The call started out innocently enough: “Are you Sarah McKenzie, the copywriter?”
“Yes, how can I help you?” I responded.
“I own a dance studio and have questions about using copyrighted music in my classes. Do you know the legalities surrounding that?”
Seeing as this wasn’t the first time that my copywriting services have been confused with copyright services, I decided it was time to write a blog on the topic.
Although they’re both pronounced the same way, the meaning of each word is completely different. Here’s the main difference between copywriting and copyright – and how to know when to use each term correctly.
What is Copyright?
When a legal, exclusive right is given to the creator of a work in a literary, artistic, educational or musical form, the term “copyright” is used. If someone other than the creator wants to use a particular artistic work that is protected by copyright, permission or payment for properly licensed usage is necessary.
Copyright has its limitations. Although it protects the original expression of a creative work idea, it does not protect facts, ideas, systems or methods of operation.
When granted under public law, copyrights are known as “territorial rights.” Copyrights of this type are limited to the territory of that specific jurisdiction and can vary by country. Some large groups of countries have made agreements with other countries on standardizing copyrighting procedures that cross national borders.
Although it depends on the jurisdiction, copyrights typically expire 50 to 100 years after the creator dies. The creation then becomes public domain.

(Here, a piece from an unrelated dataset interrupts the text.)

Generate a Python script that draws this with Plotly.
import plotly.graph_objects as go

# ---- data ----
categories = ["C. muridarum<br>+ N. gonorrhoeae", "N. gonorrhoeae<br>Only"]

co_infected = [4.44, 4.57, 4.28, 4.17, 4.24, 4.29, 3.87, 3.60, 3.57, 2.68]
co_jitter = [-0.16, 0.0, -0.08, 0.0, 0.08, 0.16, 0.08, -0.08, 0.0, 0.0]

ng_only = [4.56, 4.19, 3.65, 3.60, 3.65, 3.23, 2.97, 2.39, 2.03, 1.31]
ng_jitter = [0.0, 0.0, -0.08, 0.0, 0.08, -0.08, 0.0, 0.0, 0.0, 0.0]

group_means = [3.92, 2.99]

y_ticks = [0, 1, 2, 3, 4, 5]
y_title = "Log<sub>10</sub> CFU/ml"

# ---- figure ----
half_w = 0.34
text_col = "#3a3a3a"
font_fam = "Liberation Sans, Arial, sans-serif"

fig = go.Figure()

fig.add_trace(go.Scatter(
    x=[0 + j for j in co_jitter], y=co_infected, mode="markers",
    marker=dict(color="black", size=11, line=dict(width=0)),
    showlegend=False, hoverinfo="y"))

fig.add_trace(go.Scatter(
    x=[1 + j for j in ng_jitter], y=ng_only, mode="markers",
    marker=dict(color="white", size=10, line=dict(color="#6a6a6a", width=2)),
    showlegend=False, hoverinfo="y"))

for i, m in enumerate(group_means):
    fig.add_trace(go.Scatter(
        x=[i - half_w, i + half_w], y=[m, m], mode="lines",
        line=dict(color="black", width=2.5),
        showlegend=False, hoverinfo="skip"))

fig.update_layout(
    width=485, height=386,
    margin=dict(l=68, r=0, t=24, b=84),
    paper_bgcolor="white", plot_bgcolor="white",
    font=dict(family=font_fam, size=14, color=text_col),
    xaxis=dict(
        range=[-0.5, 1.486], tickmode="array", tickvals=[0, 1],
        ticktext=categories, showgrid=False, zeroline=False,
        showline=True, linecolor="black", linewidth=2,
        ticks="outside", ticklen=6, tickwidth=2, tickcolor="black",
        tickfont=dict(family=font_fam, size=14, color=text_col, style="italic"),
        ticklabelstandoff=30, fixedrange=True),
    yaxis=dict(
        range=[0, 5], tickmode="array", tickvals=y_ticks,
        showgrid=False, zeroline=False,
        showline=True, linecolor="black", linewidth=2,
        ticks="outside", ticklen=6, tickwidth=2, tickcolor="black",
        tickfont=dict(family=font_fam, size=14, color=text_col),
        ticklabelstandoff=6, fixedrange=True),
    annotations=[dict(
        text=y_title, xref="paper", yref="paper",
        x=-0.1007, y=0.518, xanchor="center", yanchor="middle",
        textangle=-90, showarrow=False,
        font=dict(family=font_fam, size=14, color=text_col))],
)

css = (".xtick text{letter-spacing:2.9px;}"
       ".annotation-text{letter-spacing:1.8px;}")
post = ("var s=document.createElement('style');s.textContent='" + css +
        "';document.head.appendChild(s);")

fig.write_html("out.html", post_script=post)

The copyright formality is also country-dependant; some countries identify copyright in any completed work, regardless of formal registration.
What is Copywriting?
Copywriting is what we do.
It’s a term used to describe the creation of writing text that increases brand awareness and encourages a particular action about a certain person, business, opinion or idea. Traditionally used in advertising, copywriting is also used in brochures, billboards, websites, emails, social media posts and other marketing communications. Certain types of copy – such as website content – should utilize an effective SEO strategy to rank higher on search engine result pages.
Most types of copy include an action-provoking call to action (CTA) at the end of the content. When used effectively, CTAs can inspire a reader to sign up for more information (such as through an e-newsletter), contact a company for more information or actually purchase a product or service.

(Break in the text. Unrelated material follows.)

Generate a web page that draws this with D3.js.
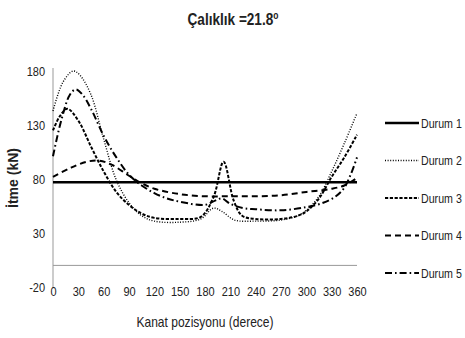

Copywriters typically work for advertising agencies, public relations firms or are employed as freelancers (like us!), writing for a variety of clients.
Although there is an ongoing debate between content writing and copywriting, we use the term interchangeably to keep things simpler for our clients.
The Main Difference Between the Two
By now, hopefully you have a better understanding of the differences between copywriting and copyright.
Still slightly confused? Then remember this key difference: Copyright is a form of protection whereas copywriting is a form of expression.
If, like the owner of the dance studio, you want to use copyrighted materials, then you will need to seek permission from the copyright holder. Otherwise, you could end up dealing with an expensive copyright infringement legal case.
But if you need help with creating informative, persuasive text for your website or other marketing materials, then a copywriter is your best bet.